Leave out the pictures; transcribe all else exactly.

** begin Data **

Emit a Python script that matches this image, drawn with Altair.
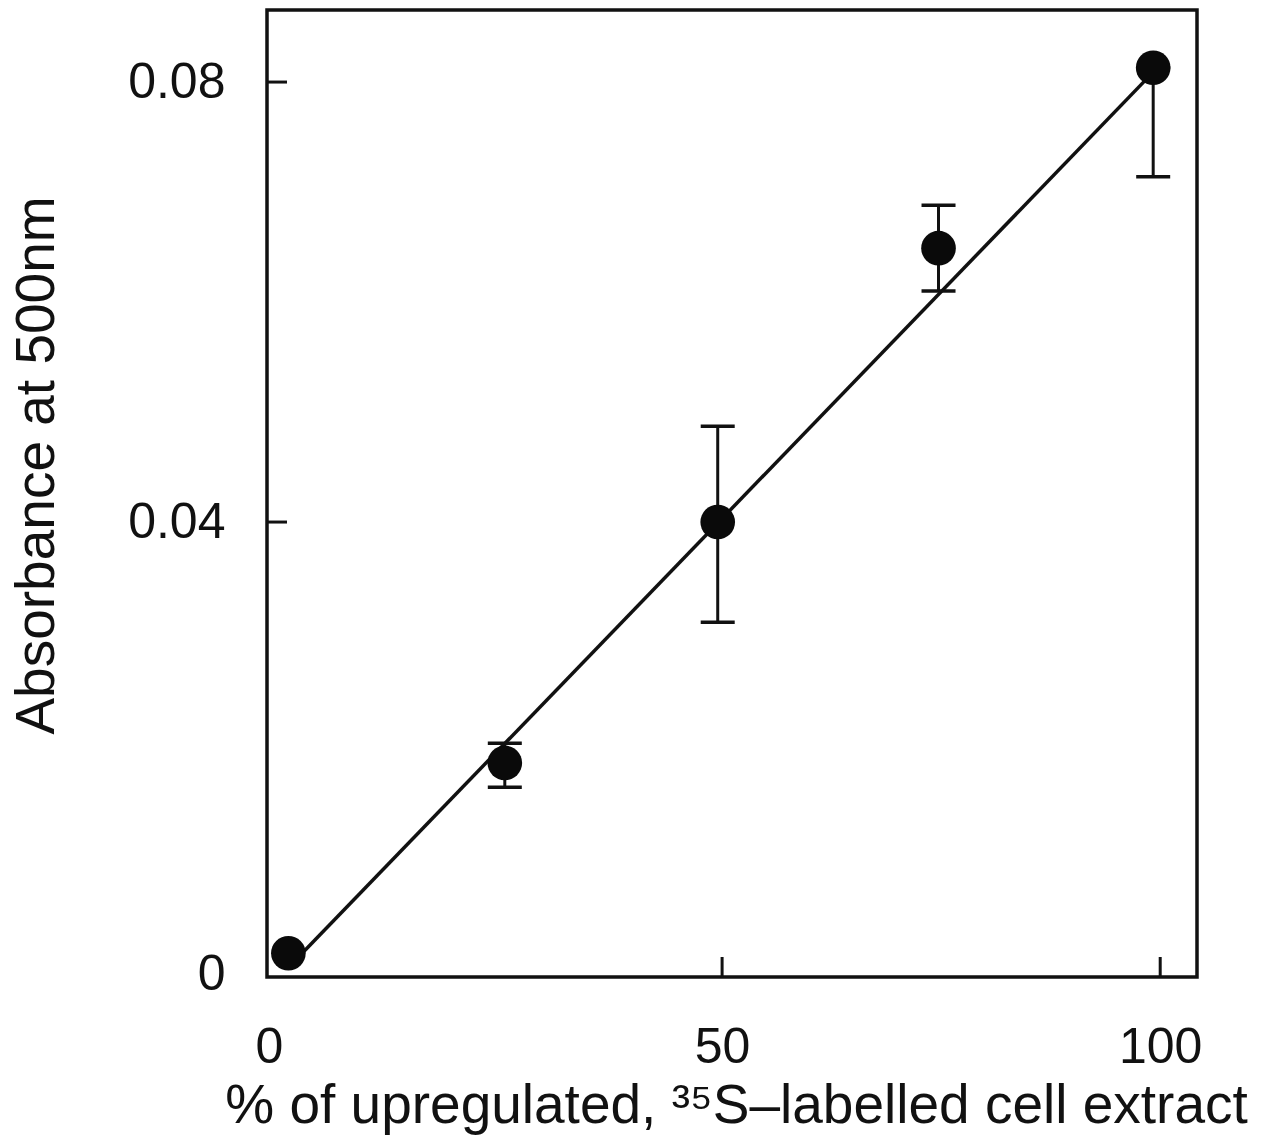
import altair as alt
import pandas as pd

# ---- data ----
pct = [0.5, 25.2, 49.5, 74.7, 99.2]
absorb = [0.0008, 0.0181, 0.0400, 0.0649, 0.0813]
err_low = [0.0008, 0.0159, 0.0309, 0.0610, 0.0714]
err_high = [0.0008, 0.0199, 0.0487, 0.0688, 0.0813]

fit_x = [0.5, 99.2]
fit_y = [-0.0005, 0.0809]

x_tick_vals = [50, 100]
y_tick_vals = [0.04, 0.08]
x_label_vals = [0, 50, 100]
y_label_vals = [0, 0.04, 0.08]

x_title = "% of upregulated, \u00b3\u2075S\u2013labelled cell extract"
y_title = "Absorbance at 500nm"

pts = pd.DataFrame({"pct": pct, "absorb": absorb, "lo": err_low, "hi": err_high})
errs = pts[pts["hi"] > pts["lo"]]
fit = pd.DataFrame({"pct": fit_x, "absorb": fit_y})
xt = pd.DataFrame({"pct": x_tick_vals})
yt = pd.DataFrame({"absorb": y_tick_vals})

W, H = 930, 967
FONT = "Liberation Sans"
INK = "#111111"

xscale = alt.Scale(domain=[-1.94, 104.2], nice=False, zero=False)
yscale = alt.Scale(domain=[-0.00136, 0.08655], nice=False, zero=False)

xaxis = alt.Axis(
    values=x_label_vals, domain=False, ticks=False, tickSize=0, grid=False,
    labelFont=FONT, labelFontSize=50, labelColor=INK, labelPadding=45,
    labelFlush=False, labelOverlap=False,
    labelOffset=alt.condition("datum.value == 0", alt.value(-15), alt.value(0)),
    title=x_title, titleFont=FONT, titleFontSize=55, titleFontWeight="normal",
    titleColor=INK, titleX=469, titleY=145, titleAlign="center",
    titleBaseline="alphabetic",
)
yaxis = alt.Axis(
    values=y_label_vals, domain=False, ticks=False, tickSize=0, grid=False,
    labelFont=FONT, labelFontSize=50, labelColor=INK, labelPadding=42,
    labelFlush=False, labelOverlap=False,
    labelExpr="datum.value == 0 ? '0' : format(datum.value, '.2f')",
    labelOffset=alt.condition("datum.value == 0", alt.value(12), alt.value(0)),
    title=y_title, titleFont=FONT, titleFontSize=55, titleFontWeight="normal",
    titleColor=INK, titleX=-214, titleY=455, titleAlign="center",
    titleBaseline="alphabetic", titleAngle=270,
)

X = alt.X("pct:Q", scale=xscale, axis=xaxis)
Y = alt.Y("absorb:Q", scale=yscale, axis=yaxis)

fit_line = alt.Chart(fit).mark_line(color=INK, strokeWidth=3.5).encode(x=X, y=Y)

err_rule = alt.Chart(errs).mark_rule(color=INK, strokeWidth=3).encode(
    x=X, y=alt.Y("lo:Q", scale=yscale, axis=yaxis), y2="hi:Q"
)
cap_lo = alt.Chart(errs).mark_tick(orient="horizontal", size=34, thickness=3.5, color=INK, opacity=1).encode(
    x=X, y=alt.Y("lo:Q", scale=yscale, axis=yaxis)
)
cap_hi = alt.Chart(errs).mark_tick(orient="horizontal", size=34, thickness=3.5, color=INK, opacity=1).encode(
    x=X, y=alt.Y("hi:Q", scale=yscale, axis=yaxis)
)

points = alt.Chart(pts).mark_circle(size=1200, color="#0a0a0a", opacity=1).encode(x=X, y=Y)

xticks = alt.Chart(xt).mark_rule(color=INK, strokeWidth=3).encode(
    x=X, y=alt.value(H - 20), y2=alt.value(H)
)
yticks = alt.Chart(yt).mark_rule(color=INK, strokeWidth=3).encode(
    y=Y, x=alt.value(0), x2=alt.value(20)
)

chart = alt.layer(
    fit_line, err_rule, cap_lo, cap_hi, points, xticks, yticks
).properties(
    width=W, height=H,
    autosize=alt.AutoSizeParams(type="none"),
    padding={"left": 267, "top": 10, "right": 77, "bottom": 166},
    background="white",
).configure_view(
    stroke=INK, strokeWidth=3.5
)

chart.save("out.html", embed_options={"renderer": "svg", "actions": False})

** end Data **

Final answer
Emit a Python script that matches this image, drawn with Altair.
import altair as alt
import pandas as pd

# ---- data ----
pct = [0.5, 25.2, 49.5, 74.7, 99.2]
absorb = [0.0008, 0.0181, 0.0400, 0.0649, 0.0813]
err_low = [0.0008, 0.0159, 0.0309, 0.0610, 0.0714]
err_high = [0.0008, 0.0199, 0.0487, 0.0688, 0.0813]

fit_x = [0.5, 99.2]
fit_y = [-0.0005, 0.0809]

x_tick_vals = [50, 100]
y_tick_vals = [0.04, 0.08]
x_label_vals = [0, 50, 100]
y_label_vals = [0, 0.04, 0.08]

x_title = "% of upregulated, \u00b3\u2075S\u2013labelled cell extract"
y_title = "Absorbance at 500nm"

pts = pd.DataFrame({"pct": pct, "absorb": absorb, "lo": err_low, "hi": err_high})
errs = pts[pts["hi"] > pts["lo"]]
fit = pd.DataFrame({"pct": fit_x, "absorb": fit_y})
xt = pd.DataFrame({"pct": x_tick_vals})
yt = pd.DataFrame({"absorb": y_tick_vals})

W, H = 930, 967
FONT = "Liberation Sans"
INK = "#111111"

xscale = alt.Scale(domain=[-1.94, 104.2], nice=False, zero=False)
yscale = alt.Scale(domain=[-0.00136, 0.08655], nice=False, zero=False)

xaxis = alt.Axis(
    values=x_label_vals, domain=False, ticks=False, tickSize=0, grid=False,
    labelFont=FONT, labelFontSize=50, labelColor=INK, labelPadding=45,
    labelFlush=False, labelOverlap=False,
    labelOffset=alt.condition("datum.value == 0", alt.value(-15), alt.value(0)),
    title=x_title, titleFont=FONT, titleFontSize=55, titleFontWeight="normal",
    titleColor=INK, titleX=469, titleY=145, titleAlign="center",
    titleBaseline="alphabetic",
)
yaxis = alt.Axis(
    values=y_label_vals, domain=False, ticks=False, tickSize=0, grid=False,
    labelFont=FONT, labelFontSize=50, labelColor=INK, labelPadding=42,
    labelFlush=False, labelOverlap=False,
    labelExpr="datum.value == 0 ? '0' : format(datum.value, '.2f')",
    labelOffset=alt.condition("datum.value == 0", alt.value(12), alt.value(0)),
    title=y_title, titleFont=FONT, titleFontSize=55, titleFontWeight="normal",
    titleColor=INK, titleX=-214, titleY=455, titleAlign="center",
    titleBaseline="alphabetic", titleAngle=270,
)

X = alt.X("pct:Q", scale=xscale, axis=xaxis)
Y = alt.Y("absorb:Q", scale=yscale, axis=yaxis)

fit_line = alt.Chart(fit).mark_line(color=INK, strokeWidth=3.5).encode(x=X, y=Y)

err_rule = alt.Chart(errs).mark_rule(color=INK, strokeWidth=3).encode(
    x=X, y=alt.Y("lo:Q", scale=yscale, axis=yaxis), y2="hi:Q"
)
cap_lo = alt.Chart(errs).mark_tick(orient="horizontal", size=34, thickness=3.5, color=INK, opacity=1).encode(
    x=X, y=alt.Y("lo:Q", scale=yscale, axis=yaxis)
)
cap_hi = alt.Chart(errs).mark_tick(orient="horizontal", size=34, thickness=3.5, color=INK, opacity=1).encode(
    x=X, y=alt.Y("hi:Q", scale=yscale, axis=yaxis)
)

points = alt.Chart(pts).mark_circle(size=1200, color="#0a0a0a", opacity=1).encode(x=X, y=Y)

xticks = alt.Chart(xt).mark_rule(color=INK, strokeWidth=3).encode(
    x=X, y=alt.value(H - 20), y2=alt.value(H)
)
yticks = alt.Chart(yt).mark_rule(color=INK, strokeWidth=3).encode(
    y=Y, x=alt.value(0), x2=alt.value(20)
)

chart = alt.layer(
    fit_line, err_rule, cap_lo, cap_hi, points, xticks, yticks
).properties(
    width=W, height=H,
    autosize=alt.AutoSizeParams(type="none"),
    padding={"left": 267, "top": 10, "right": 77, "bottom": 166},
    background="white",
).configure_view(
    stroke=INK, strokeWidth=3.5
)

chart.save("out.html", embed_options={"renderer": "svg", "actions": False})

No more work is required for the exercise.